TH6 Baldwin
James Baldwin's The Fire Next Time starts with a letter to James from his Uncle James. This section of the book is so powerful and I am looking forward to finishing the rest of the book next week. Even though we only read ten pages for class today, I am amazed at how many sentences or paragraphs that were moving and relevant to our class discussion (it ended up being most of the pages at times). I would like to share a few quotes then delve into my own analysis of their importance and relevance in contemporary day.
One idea that was reoccurring in this letter from Uncle James was the idea of persevering toward equality in an era where it feels like no one wants you to succeed. He illuminates this idea with the following quotes: "You can only be destroyed by believing that you really are what the white world calls a n*****. I tell you this because I love you, and please don't you ever forget it."(4); "Please try to remember that what they believe, as well as what they do and cause you to endure does not testify to your inferiority but to their inhumanity and fear."(8); and "For this is your home, my friend, do not be driven from it; great men have done great things here, and will again, and we can make America what America must become."(10). These quotes encourage James to continue with his work knowing that the world is against him.

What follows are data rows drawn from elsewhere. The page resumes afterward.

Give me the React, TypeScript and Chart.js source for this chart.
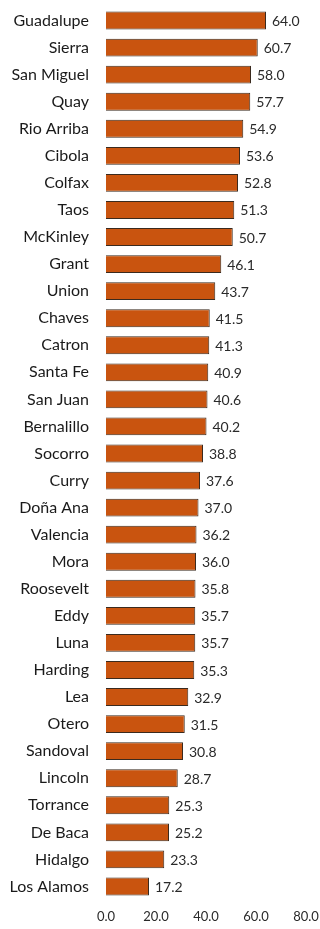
import React, { useEffect, useRef } from "react";
import { Chart, registerables } from "chart.js";

Chart.register(...registerables);

const counties = [
  "Guadalupe", "Sierra", "San Miguel", "Quay", "Rio Arriba", "Cibola", "Colfax", "Taos",
  "McKinley", "Grant", "Union", "Chaves", "Catron", "Santa Fe", "San Juan", "Bernalillo",
  "Socorro", "Curry", "Doña Ana", "Valencia", "Mora", "Roosevelt", "Eddy", "Luna",
  "Harding", "Lea", "Otero", "Sandoval", "Lincoln", "Torrance", "De Baca", "Hidalgo", "Los Alamos",
];

const rates = [
  64.0, 60.7, 58.0, 57.7, 54.9, 53.6, 52.8, 51.3,
  50.7, 46.1, 43.7, 41.5, 41.3, 40.9, 40.6, 40.2,
  38.8, 37.6, 37.0, 36.2, 36.0, 35.8, 35.7, 35.7,
  35.3, 32.9, 31.5, 30.8, 28.7, 25.3, 25.2, 23.3, 17.2,
];

const xTicks = [0, 20, 40, 60, 80];

const FONT = "Lato, 'Open Sans', sans-serif";

const valueLabels = {
  id: "valueLabels",
  afterDatasetsDraw(chart: any) {
    const ctx = chart.ctx;
    const meta = chart.getDatasetMeta(0);
    ctx.save();
    ctx.font = `14px ${FONT}`;
    ctx.fillStyle = "#2a2a2a";
    ctx.textAlign = "left";
    ctx.textBaseline = "middle";
    meta.data.forEach((bar: any, i: number) => {
      ctx.fillText(rates[i].toFixed(1), bar.x + 6, bar.y + 1);
    });
    ctx.restore();
  },
};

export default function App() {
  const ref = useRef<HTMLCanvasElement | null>(null);

  useEffect(() => {
    if (!ref.current) return;
    const chart = new Chart(ref.current, {
      type: "bar",
      data: {
        labels: counties,
        datasets: [
          {
            data: rates,
            backgroundColor: "#C9540F",
            borderColor: "#3a2a1e",
            borderWidth: 1,
            barPercentage: 0.66,
            categoryPercentage: 1,
          },
        ],
      },
      options: {
        indexAxis: "y",
        animation: false,
        responsive: false,
        maintainAspectRatio: false,
        layout: { padding: { top: 7, right: 14, bottom: 0, left: 0 } },
        plugins: { legend: { display: false }, tooltip: { enabled: false } },
        scales: {
          x: {
            min: 0,
            max: 80,
            afterBuildTicks: (s: any) => {
              s.ticks = xTicks.map((v) => ({ value: v }));
            },
            grid: { display: false, drawTicks: false },
            border: { display: false },
            ticks: {
              padding: 9,
              color: "#2a2a2a",
              font: { family: FONT, size: 13 },
              callback: (v: any) => Number(v).toFixed(1),
            },
            afterFit: (s: any) => {
              s.height = 29;
              s.paddingLeft = 0;
              s.paddingRight = 0;
            },
          },
          y: {
            grid: { display: false, drawTicks: false },
            border: { display: false },
            ticks: {
              padding: 17,
              color: "#1a1a1a",
              font: { family: FONT, size: 16 },
              autoSkip: false,
            },
            afterFit: (s: any) => {
              s.width = 106;
              s.paddingTop = 0;
              s.paddingBottom = 0;
            },
          },
        },
      },
      plugins: [valueLabels],
    });
    return () => chart.destroy();
  }, []);

  return (
    <div style={{ position: "fixed", left: 0, top: 0, width: 320, height: 929, background: "#fff" }}>
      <canvas ref={ref} width={320} height={929} style={{ width: 320, height: 929 }} />
    </div>
  );
}
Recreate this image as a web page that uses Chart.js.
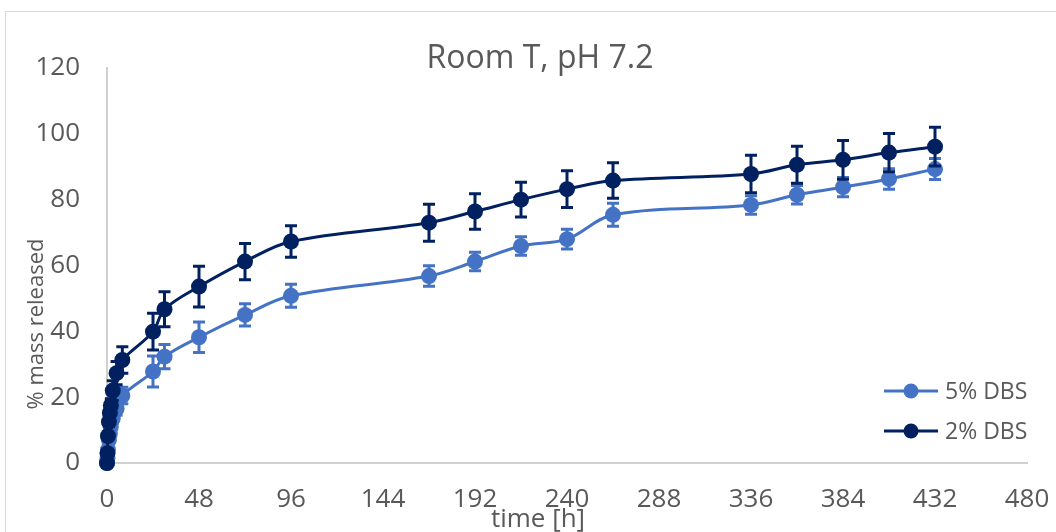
<!DOCTYPE html>
<html>
<head>
<meta charset="utf-8">
<script src="https://cdn.jsdelivr.net/npm/chart.js@4.4.1/dist/chart.umd.min.js"></script>
<style>
  html, body { margin: 0; padding: 0; background: #fff; }
  #wrap { width: 1056px; height: 532px; }
</style>
</head>
<body>
<div id="wrap"><canvas id="releaseChart" width="1056" height="532"></canvas></div>
<script>
// sampling times [h]
const hours = [0, 0.25, 0.5, 1, 1.5, 2, 3, 5, 8, 24, 30, 48, 72, 96, 168, 192, 216, 240, 264, 336, 360, 384, 408, 432];

// % mass released, 5% DBS
const dbs5 = [0, 1.5, 4, 7, 9, 11, 13.5, 16.5, 20.5, 27.8, 32.3, 38.2, 45, 50.8, 56.8, 61.2, 65.9, 68, 75.4, 78.4, 81.5, 83.8, 86.3, 89.3];
const dbs5Err = [0, 0.3, 0.5, 1, 1, 1.5, 1.5, 2, 2.5, 4.7, 3.7, 4.6, 3.4, 3.5, 3.1, 2.8, 2.8, 3, 3.5, 2.8, 2.8, 2.9, 3.1, 3.2];

// % mass released, 2% DBS
const dbs2 = [0, 3, 8.2, 12.5, 15.2, 17.5, 22, 27.3, 31.3, 39.9, 46.7, 53.6, 61.2, 67.3, 73, 76.4, 80, 83.2, 85.8, 87.8, 90.6, 92.1, 94.3, 96.1];
const dbs2Err = [0, 0.5, 1, 1.5, 2, 2, 3, 3.5, 4, 5.6, 5.3, 6.2, 5.5, 4.8, 5.6, 5.4, 5.3, 5.6, 5.4, 5.7, 5.6, 5.9, 5.8, 5.9];

const seriesLabels = ['5% DBS', '2% DBS'];
const seriesColors = ['#4472C4', '#002060'];
const errorSets = [dbs5Err, dbs2Err];

const textColor = '#595959';
const fontFamily = "'Open Sans', 'Liberation Sans', sans-serif";

const toPoints = (vals) => hours.map((h, i) => ({ x: h, y: vals[i] }));

// error bars drawn from the y scale, per dataset
const errorBars = {
  id: 'errorBars',
  afterDatasetDraw(chart, args) {
    const errs = errorSets[args.index];
    if (!errs) return;
    const ctx = chart.ctx;
    const yScale = chart.scales.y;
    const ds = chart.data.datasets[args.index];
    ctx.save();
    ctx.strokeStyle = seriesColors[args.index];
    ctx.lineWidth = 3;
    args.meta.data.forEach((pt, i) => {
      const e = errs[i];
      if (!e) return;
      const v = ds.data[i].y;
      const top = yScale.getPixelForValue(v + e);
      const bot = yScale.getPixelForValue(v - e);
      ctx.beginPath();
      ctx.moveTo(pt.x, top);
      ctx.lineTo(pt.x, bot);
      ctx.moveTo(pt.x - 6, top);
      ctx.lineTo(pt.x + 6, top);
      ctx.moveTo(pt.x - 6, bot);
      ctx.lineTo(pt.x + 6, bot);
      ctx.stroke();
    });
    ctx.restore();
  }
};

// frame, title, axis titles and legend, Excel style
const decor = {
  id: 'decor',
  beforeDraw(chart) {
    const ctx = chart.ctx;
    ctx.save();
    ctx.fillStyle = '#ffffff';
    ctx.fillRect(0, 0, chart.width, chart.height);
    ctx.strokeStyle = '#d9d9d9';
    ctx.lineWidth = 1;
    ctx.strokeRect(5.5, 11.5, chart.width + 20, chart.height + 20);
    ctx.restore();
  },
  afterDraw(chart) {
    const ctx = chart.ctx;
    ctx.save();
    ctx.fillStyle = textColor;
    ctx.textAlign = 'center';
    ctx.textBaseline = 'alphabetic';

    ctx.font = '32px ' + fontFamily;
    ctx.fillText('Room T, pH 7.2', 540, 68);

    ctx.font = '26px ' + fontFamily;
    ctx.fillText('time [h]', 538, 527);

    ctx.save();
    ctx.translate(43, 324);
    ctx.rotate(-Math.PI / 2);
    ctx.font = '22px ' + fontFamily;
    ctx.fillText('% mass released', 0, 0);
    ctx.restore();

    // legend
    ctx.font = '23px ' + fontFamily;
    ctx.textAlign = 'left';
    ctx.textBaseline = 'middle';
    const rows = [391, 431];
    chart.data.datasets.forEach((ds, i) => {
      const y = rows[i];
      ctx.strokeStyle = ds.borderColor;
      ctx.lineWidth = 3;
      ctx.beginPath();
      ctx.moveTo(884, y);
      ctx.lineTo(938, y);
      ctx.stroke();
      ctx.fillStyle = ds.backgroundColor;
      ctx.beginPath();
      ctx.arc(911, y, 7.5, 0, Math.PI * 2);
      ctx.fill();
      ctx.fillStyle = textColor;
      ctx.fillText(ds.label, 945, y + 1);
    });
    ctx.restore();
  }
};

const ctx = document.getElementById('releaseChart').getContext('2d');
new Chart(ctx, {
  type: 'line',
  data: {
    datasets: [
      {
        label: seriesLabels[0],
        data: toPoints(dbs5),
        borderColor: seriesColors[0],
        backgroundColor: seriesColors[0],
        borderWidth: 3,
        pointRadius: 8,
        pointBorderWidth: 0,
        tension: 0.35,
        clip: false,
        order: 2
      },
      {
        label: seriesLabels[1],
        data: toPoints(dbs2),
        borderColor: seriesColors[1],
        backgroundColor: seriesColors[1],
        borderWidth: 3,
        pointRadius: 8,
        pointBorderWidth: 0,
        tension: 0.35,
        clip: false,
        order: 1
      }
    ]
  },
  options: {
    responsive: false,
    animation: false,
    layout: { padding: { left: 0, right: 29, top: 68, bottom: 0 } },
    plugins: {
      legend: { display: false },
      title: { display: false },
      tooltip: { enabled: false }
    },
    scales: {
      x: {
        type: 'linear',
        min: 0,
        max: 480,
        grid: { display: false, drawTicks: false },
        border: { display: true, color: '#d0d0d0', width: 2 },
        ticks: {
          stepSize: 48,
          padding: 21,
          color: textColor,
          font: { family: fontFamily, size: 26 },
          maxRotation: 0
        },
        afterFit(scale) {
          scale.height = 69;
          scale.paddingLeft = 0;
          scale.paddingRight = 0;
        }
      },
      y: {
        min: 0,
        max: 120,
        grid: { display: false, drawTicks: false },
        border: { display: true, color: '#d0d0d0', width: 2 },
        ticks: {
          stepSize: 20,
          padding: 27,
          color: textColor,
          font: { family: fontFamily, size: 26 }
        },
        afterFit(scale) {
          scale.width = 107;
          scale.paddingTop = 0;
          scale.paddingBottom = 0;
        }
      }
    }
  },
  plugins: [errorBars, decor]
});
</script>
</body>
</html>
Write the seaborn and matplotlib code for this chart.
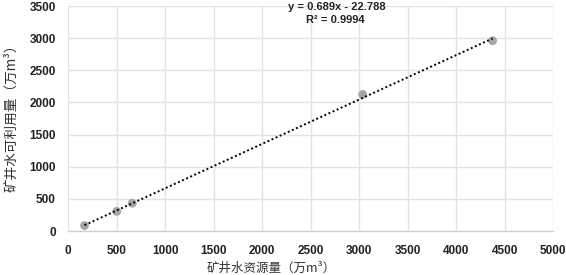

Uncle James plays into the same idea we have discussed with MLK of not waiting and acting upon the fight now, as it has been going on for centuries: "I know what the world has done to my brother and how narrowly he has survived it. And I know, which is much worse, and this is the crime of which I accuse my country and my countrymen, and for which neither I nor time nor history will ever forgive them, that they have destroyed and are destroying hundreds of thousands of lives and do not know it and do not want to know it."(5); "This innocent country set you down in a ghetto in which, in face, it intended that you should perish. Let me spell out precisely what I mean by that, for the heart of the matter is here, and the roof of my dispute with my country. You were born where you were born and faced the future that you faced because you were black and for no other reason. The limits of your ambition were, thus, expected to be set forever. You're born into a society which spelled out with brutal clarity, and in as many ways as possible, that you were a worthless human being. You were expected to aspire to excellence: you were expected to make peace with mediocrity. Wherever you have turned, James, in you short time on this earth, you have been told where you could go and what you could do (and how you could do it) and where you could live and whom you could marry. I know your country men do not agree with me about this, and I know them saying, "You exaggerate." They do not know Harlem, and I do. So do you."(7-8); and "Many of them, indeed, know better, but, as you will discover, people find it very difficult to act on what they know."(9). These quotes focus on striving towards rightful justice in the face of evil. It also brings up the same point that we have discussed in class with white moderates. It seems that Uncle James agrees that it is easy for some with privilege to tell the oppressed to wait for freedom, that right now isn't a good time, because they aren't affected by it directly. He also sheds light on the point that white moderates find it difficult to act in the right manner because they know they will face social consequences for doing so.
I look forward to hearing class discussion today and seeing what everyone else makes of this first letter!
I also found this book to be very powerful, and so relevant to the racial tensions in America today. Firstly, the quote you shared about African-American people believing that they can only achieve a position in life that white people allow them to have and how problematic that is, is really powerful. Up until this point we have talked about the issue of racism in the south and how white people contributed to the inequality of black people. But this book gives a really interesting perspective in the way that his uncle is trying to say that African-American people will always be disadvantaged if they only aspire to be what a white society says they can be. Although I would challenge the fact that you believe James' uncle was trying to state that white moderates are the issue. I think he focused more on the black community, and that's why he received criticism.